>>>

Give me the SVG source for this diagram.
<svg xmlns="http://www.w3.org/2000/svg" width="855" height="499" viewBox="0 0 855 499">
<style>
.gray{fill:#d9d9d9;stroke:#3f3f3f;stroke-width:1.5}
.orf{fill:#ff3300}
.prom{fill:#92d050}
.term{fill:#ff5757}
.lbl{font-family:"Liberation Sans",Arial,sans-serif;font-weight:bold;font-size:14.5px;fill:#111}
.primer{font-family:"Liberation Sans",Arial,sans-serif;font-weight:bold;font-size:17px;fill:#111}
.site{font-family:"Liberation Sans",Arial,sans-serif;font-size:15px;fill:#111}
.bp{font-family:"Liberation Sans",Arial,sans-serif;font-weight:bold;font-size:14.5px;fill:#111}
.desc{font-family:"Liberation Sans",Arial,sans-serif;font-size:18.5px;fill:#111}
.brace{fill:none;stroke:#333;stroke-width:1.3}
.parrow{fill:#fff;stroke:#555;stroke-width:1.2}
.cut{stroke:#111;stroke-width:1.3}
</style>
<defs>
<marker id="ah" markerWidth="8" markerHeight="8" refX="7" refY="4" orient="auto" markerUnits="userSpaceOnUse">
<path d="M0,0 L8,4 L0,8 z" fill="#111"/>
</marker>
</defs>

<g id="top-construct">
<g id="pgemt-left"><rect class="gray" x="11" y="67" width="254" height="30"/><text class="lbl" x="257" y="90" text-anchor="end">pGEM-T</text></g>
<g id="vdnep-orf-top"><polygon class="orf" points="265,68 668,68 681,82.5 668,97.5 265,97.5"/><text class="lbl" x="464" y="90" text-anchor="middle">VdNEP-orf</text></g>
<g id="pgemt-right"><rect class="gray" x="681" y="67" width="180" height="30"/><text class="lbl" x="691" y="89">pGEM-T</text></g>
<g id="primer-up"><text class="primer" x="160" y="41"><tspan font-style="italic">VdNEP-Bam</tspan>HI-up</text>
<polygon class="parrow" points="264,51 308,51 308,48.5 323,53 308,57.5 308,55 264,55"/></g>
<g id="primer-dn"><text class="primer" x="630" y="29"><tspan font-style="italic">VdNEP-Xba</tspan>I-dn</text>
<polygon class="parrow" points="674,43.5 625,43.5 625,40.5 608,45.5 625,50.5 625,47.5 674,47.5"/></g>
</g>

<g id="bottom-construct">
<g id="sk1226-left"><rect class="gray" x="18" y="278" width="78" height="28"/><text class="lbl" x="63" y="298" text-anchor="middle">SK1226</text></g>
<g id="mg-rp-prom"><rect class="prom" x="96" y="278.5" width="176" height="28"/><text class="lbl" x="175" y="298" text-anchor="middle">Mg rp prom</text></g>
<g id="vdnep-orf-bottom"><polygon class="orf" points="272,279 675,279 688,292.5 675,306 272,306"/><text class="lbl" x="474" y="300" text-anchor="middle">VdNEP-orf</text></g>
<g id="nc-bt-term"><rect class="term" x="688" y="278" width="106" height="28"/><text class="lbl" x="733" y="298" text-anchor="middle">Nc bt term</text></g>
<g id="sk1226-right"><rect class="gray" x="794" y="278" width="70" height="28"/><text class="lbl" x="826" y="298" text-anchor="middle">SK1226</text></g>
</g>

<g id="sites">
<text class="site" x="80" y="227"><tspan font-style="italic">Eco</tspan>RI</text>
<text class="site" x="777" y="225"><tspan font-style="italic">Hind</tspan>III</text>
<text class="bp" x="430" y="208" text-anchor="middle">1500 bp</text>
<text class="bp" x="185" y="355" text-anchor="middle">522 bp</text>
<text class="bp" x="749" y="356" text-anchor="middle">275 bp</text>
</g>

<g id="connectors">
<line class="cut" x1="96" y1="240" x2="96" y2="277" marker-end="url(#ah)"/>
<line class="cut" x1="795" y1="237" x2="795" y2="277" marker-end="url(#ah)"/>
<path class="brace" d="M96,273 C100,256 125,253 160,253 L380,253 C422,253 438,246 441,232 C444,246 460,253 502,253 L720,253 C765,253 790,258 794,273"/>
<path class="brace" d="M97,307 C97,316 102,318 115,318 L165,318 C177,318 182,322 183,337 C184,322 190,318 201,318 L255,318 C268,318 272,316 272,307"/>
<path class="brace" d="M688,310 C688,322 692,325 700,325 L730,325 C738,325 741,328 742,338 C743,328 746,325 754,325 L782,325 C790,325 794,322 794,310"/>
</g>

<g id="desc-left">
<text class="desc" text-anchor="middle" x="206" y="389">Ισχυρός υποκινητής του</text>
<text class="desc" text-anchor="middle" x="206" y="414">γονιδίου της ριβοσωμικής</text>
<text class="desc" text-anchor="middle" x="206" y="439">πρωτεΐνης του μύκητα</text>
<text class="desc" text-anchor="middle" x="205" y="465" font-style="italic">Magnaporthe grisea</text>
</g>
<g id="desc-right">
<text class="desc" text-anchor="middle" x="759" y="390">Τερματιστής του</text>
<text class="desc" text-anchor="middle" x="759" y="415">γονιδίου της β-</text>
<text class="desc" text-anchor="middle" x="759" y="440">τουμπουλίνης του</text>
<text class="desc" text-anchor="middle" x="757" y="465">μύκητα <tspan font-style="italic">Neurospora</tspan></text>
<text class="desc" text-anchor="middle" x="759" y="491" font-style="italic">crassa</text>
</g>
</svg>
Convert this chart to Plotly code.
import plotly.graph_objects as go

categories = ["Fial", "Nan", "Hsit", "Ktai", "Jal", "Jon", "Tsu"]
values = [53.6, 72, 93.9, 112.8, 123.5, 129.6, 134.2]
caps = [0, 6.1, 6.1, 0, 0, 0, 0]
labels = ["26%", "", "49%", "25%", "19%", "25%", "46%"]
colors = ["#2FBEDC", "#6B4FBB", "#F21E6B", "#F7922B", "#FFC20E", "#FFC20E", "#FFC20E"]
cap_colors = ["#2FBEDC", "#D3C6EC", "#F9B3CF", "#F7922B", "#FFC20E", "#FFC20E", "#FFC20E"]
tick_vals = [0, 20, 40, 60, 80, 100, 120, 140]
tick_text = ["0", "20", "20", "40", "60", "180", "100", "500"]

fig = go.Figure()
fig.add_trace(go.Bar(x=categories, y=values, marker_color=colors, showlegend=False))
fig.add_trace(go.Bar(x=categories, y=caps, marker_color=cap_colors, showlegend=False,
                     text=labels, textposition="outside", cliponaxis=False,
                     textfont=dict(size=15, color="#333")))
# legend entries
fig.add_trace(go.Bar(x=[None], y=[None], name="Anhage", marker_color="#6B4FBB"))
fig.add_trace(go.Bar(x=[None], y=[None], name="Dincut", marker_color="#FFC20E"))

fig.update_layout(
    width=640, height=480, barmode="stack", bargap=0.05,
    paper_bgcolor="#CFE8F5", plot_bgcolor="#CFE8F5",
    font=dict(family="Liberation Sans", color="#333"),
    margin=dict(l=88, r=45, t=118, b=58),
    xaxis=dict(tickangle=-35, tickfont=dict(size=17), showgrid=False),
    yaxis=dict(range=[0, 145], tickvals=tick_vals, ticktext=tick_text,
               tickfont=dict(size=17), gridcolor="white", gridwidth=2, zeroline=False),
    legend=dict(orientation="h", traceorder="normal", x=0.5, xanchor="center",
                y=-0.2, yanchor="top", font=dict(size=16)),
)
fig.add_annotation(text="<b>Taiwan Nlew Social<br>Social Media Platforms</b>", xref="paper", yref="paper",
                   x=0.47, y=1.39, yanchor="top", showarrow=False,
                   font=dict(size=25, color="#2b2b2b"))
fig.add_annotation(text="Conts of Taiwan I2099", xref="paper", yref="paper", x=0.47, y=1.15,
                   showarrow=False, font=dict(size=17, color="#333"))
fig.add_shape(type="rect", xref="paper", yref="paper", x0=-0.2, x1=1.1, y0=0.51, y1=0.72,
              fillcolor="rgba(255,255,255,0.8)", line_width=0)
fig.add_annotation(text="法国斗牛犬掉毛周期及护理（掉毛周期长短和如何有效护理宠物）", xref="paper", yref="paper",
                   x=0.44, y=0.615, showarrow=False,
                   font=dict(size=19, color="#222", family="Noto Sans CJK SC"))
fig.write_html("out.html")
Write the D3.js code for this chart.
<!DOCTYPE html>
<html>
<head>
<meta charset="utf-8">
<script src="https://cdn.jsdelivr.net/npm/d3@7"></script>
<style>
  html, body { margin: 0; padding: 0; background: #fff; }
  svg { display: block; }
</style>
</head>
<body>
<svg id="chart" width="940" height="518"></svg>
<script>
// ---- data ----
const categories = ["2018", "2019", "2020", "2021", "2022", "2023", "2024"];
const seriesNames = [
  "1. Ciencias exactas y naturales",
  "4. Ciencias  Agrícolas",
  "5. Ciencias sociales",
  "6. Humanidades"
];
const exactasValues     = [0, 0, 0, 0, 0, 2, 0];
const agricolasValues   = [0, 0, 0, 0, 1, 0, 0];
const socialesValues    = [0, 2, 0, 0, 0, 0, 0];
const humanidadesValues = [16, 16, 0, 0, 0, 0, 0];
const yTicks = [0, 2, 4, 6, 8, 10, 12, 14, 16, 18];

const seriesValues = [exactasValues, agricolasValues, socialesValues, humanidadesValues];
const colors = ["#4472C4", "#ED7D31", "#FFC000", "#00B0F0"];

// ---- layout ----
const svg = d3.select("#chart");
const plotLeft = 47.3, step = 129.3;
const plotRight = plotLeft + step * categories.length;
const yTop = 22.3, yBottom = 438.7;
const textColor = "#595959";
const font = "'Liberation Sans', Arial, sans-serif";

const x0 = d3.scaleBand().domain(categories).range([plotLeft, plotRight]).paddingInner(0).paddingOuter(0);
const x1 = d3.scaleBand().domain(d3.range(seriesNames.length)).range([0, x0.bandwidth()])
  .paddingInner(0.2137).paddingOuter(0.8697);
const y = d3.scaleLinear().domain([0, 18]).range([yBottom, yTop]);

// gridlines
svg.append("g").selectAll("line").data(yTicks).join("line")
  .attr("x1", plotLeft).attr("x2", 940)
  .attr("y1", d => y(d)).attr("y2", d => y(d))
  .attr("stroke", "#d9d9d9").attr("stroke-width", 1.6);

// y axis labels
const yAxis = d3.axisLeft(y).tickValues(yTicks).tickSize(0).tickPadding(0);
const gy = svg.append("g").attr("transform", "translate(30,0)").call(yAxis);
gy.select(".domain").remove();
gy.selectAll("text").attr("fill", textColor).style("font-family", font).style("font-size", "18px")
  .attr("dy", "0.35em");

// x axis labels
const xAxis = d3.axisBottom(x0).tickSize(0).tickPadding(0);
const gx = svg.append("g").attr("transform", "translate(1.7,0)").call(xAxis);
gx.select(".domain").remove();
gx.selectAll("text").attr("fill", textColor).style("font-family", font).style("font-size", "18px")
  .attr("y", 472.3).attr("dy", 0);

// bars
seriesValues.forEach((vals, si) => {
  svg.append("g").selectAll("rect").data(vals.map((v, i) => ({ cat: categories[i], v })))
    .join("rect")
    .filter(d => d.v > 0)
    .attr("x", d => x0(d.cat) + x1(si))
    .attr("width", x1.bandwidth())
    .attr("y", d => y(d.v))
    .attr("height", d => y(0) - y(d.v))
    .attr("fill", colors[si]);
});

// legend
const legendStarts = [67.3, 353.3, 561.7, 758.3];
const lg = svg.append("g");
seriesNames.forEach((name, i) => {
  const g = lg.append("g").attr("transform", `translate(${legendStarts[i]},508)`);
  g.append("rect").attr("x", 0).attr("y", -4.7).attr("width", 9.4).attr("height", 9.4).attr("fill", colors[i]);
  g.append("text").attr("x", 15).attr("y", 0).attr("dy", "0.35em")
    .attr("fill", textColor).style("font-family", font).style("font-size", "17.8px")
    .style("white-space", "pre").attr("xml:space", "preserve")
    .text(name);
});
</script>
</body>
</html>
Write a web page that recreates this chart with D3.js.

<<<

▸ **AIM**
From the listing above, pick out each line where the word "code" appears.

▸ **EXERCISE RESPONSE**
Convert this chart to Plotly code.
Write the D3.js code for this chart.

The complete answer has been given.